With respect to the houses, the issue is slightly more nuanced. In theory, HoCo activities are open to and enjoyed by all members of a House community. However, in reality, many of the most popular HoCo sponsored events--such as Stein clubs and happy hours--are not open to all House members, and many individuals choose not to participate in HoCo events even if they can.
Consequently, as with the FDO programs mentioned above, funneling laundry revenues through HoCo's is not an equitable method of redistribution. If College administrators believe that HoCo's are important and responsible enough to receive the thousands of dollars generated by House laundry facilities each year, then the College should consider funding HoCo's out of its own pocket instead of supporting them through funds that have been exploited from unknowing students.

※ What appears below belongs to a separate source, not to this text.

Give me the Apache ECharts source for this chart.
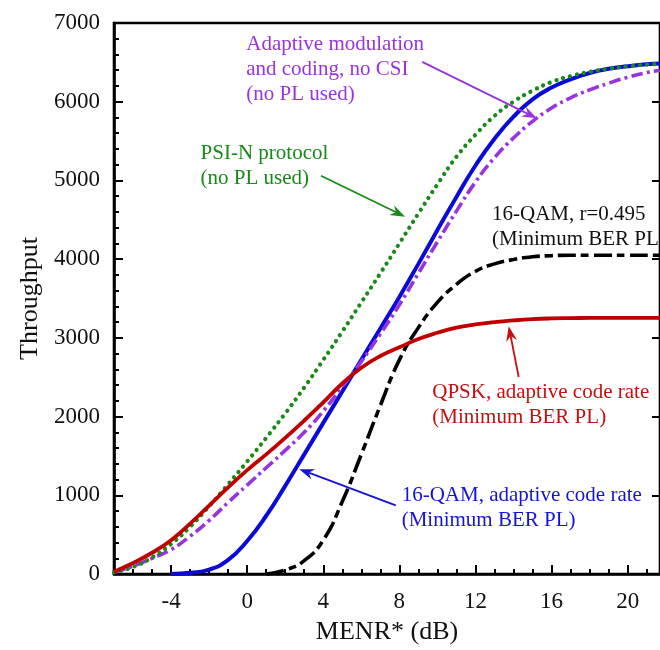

Thus, there is a lot more than sudsy water going down the drain in Harvard's laundry rooms; students' dollars--and their choices--are being washed away as well. It's high time that the College comes clean of its misdeeds and stops taking advantage of students' Downy soft spots. In the world of Harvard laundry, the dirt has got to go.
Lauren E. Baer '02 is a social studies concentrator in Dunster House. Her column appears on alternate Wednesdays.